» Exercise aim:
The lines from the top of the material below through the line containing "from matplotlib.ticker import FuncFormatter" are to be printed exactly, with pictures omitted.

[BEGIN Provided data]

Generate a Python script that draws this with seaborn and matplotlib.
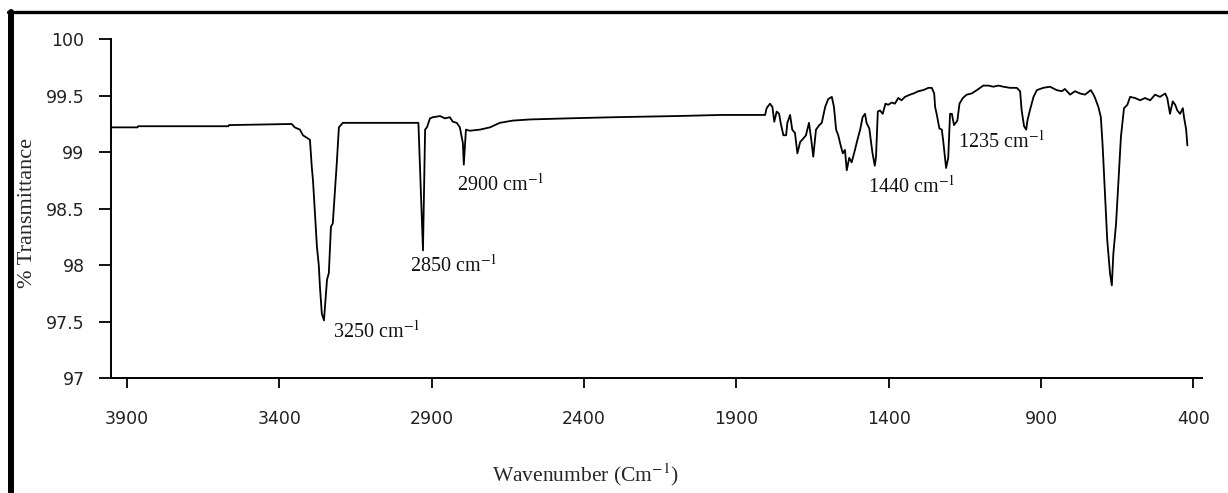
import pandas as pd
import seaborn as sns
import matplotlib.pyplot as plt
from matplotlib.lines import Line2D
from matplotlib.ticker import FuncFormatter

# values
wavenumber = [3953, 3866, 3864, 3568, 3566, 3360, 3350, 3333, 3323, 3300,
              3294, 3290, 3277, 3271, 3267, 3261, 3254, 3248, 3244, 3238,
              3231, 3225, 3212, 3205, 3192, 2944, 2929, 2922, 2916, 2906,
              2896, 2873, 2857, 2841, 2831, 2818, 2808, 2798, 2795, 2788,
              2775, 2742, 2709, 2677, 2634, 2578, 2450, 2300, 2100, 1950,
              1806, 1801, 1790, 1782, 1776, 1768, 1760, 1755, 1746, 1737,
              1733, 1724, 1717, 1708, 1700, 1691, 1681, 1672, 1662, 1655,
              1648, 1639, 1628, 1620, 1609, 1599, 1587, 1580, 1573, 1566,
              1558, 1551, 1544, 1538, 1530, 1522, 1513, 1503, 1494, 1486,
              1478, 1473, 1464, 1454, 1446, 1442, 1436, 1429, 1420, 1411,
              1402, 1390, 1380, 1369, 1358, 1347, 1330, 1319, 1303, 1287,
              1270, 1259, 1251, 1248, 1243, 1234, 1226, 1221, 1212, 1205,
              1199, 1193, 1186, 1175, 1168, 1157, 1144, 1128, 1111, 1090,
              1073, 1057, 1040, 1024, 1002, 980, 969, 964, 956, 949,
              945, 937, 925, 914, 893, 871, 849, 832, 822, 805,
              789, 772, 756, 737, 728, 723, 712, 704, 698, 690,
              683, 674, 668, 663, 654, 646, 638, 628, 617, 608,
              592, 575, 559, 542, 526, 510, 493, 486, 477, 468,
              460, 453, 444, 435, 431, 424, 420]
transmittance = [99.22, 99.22, 99.23, 99.23, 99.24, 99.25, 99.22, 99.20, 99.15, 99.11,
                 98.87, 98.75, 98.16, 98.00, 97.80, 97.57, 97.51, 97.72, 97.87, 97.93,
                 98.34, 98.37, 98.90, 99.22, 99.26, 99.26, 98.13, 99.20, 99.22, 99.30,
                 99.31, 99.32, 99.30, 99.31, 99.27, 99.26, 99.22, 99.08, 98.89, 99.20,
                 99.19, 99.20, 99.22, 99.26, 99.28, 99.29, 99.30, 99.31, 99.32, 99.33,
                 99.33, 99.39, 99.43, 99.40, 99.27, 99.36, 99.34, 99.26, 99.15, 99.15,
                 99.26, 99.33, 99.20, 99.17, 98.99, 99.09, 99.12, 99.15, 99.26, 99.12,
                 98.96, 99.20, 99.24, 99.26, 99.40, 99.47, 99.49, 99.40, 99.20, 99.15,
                 99.06, 98.99, 99.02, 98.84, 98.95, 98.91, 99.00, 99.11, 99.20, 99.31,
                 99.34, 99.26, 99.21, 99.00, 98.88, 98.96, 99.36, 99.37, 99.34, 99.43,
                 99.42, 99.44, 99.43, 99.48, 99.46, 99.49, 99.51, 99.52, 99.54, 99.55,
                 99.57, 99.57, 99.52, 99.40, 99.34, 99.21, 99.20, 99.09, 98.86, 98.95,
                 99.34, 99.34, 99.24, 99.28, 99.43, 99.48, 99.51, 99.52, 99.55, 99.59,
                 99.59, 99.58, 99.59, 99.58, 99.57, 99.57, 99.54, 99.37, 99.23, 99.20,
                 99.28, 99.37, 99.49, 99.55, 99.57, 99.58, 99.55, 99.54, 99.56, 99.51,
                 99.54, 99.52, 99.51, 99.55, 99.51, 99.48, 99.40, 99.31, 99.05, 98.60,
                 98.22, 97.93, 97.82, 98.10, 98.37, 98.75, 99.14, 99.39, 99.42, 99.49,
                 99.48, 99.46, 99.48, 99.46, 99.51, 99.49, 99.52, 99.48, 99.34, 99.45,
                 99.42, 99.37, 99.34, 99.39, 99.31, 99.20, 99.06]

# peak labels as written on the chart
peak_labels = ['3250', '2850', '2900', '1440', '1235']
label_x = [3224, 2972, 2818, 1468, 1173]
label_y = [97.36, 97.94, 98.66, 98.64, 99.04]

x_ticks = [3900, 3400, 2900, 2400, 1900, 1400, 900, 400]
y_ticks = [97, 97.5, 98, 98.5, 99, 99.5, 100]

sns.set_style('ticks')
plt.rcParams['font.family'] = ['DejaVu Sans']
plt.rcParams['mathtext.fontset'] = 'stix'

df = pd.DataFrame({'wn': wavenumber, 't': transmittance})

fig = plt.figure(figsize=(12.28, 4.93), dpi=100)
ax = fig.add_axes([111 / 1228, 1 - 378 / 493, 1091 / 1228, 338.7 / 493])

sns.lineplot(data=df, x='wn', y='t', ax=ax, color='black', linewidth=1.3,
             estimator=None, sort=False)

ax.set_xlim(3953, 372)
ax.set_ylim(97, 100)
ax.set_xticks(x_ticks)
ax.set_yticks(y_ticks)
ax.yaxis.set_major_formatter(FuncFormatter(lambda v, p: '%g' % v))
ax.tick_params(axis='x', length=7, width=1.3, pad=16, labelsize=12.5,
               colors='black', labelcolor='#222222')
ax.tick_params(axis='y', length=9, width=1.3, pad=10, labelsize=12.5,
               colors='black', labelcolor='#222222')
sns.despine(ax=ax)
for side in ['left', 'bottom']:
    ax.spines[side].set_linewidth(1.4)
    ax.spines[side].set_color('black')

serif = ['Liberation Serif', 'DejaVu Serif']
ax.set_xlabel('Wavenumber (Cm$^{-1}$)', family=serif, fontsize=15.5)
ax.set_ylabel('% Transmittance', family=serif, fontsize=16)
ax.xaxis.set_label_coords((585 - 111) / 1091, -0.245)
ax.yaxis.set_label_coords(-0.068, 0.487)

for name, lx, ly in zip(peak_labels, label_x, label_y):
    ax.text(lx, ly, name + ' cm$^{-1}$', family=serif, fontsize=14.5,
            ha='left', va='baseline', color='#111111')

# thick picture frame on the left and top
fig.add_artist(Line2D([11 / 1228, 11 / 1228], [-0.05, 1 - 11.5 / 493],
                      transform=fig.transFigure, color='black', linewidth=4.3))
fig.add_artist(Line2D([8 / 1228, 1.05], [1 - 11.5 / 493, 1 - 11.5 / 493],
                      transform=fig.transFigure, color='black', linewidth=2.4))

fig.savefig('out.png', dpi=100)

[END Provided data]

» Answer to this exercise:
Generate a Python script that draws this with seaborn and matplotlib.
import pandas as pd
import seaborn as sns
import matplotlib.pyplot as plt
from matplotlib.lines import Line2D
from matplotlib.ticker import FuncFormatter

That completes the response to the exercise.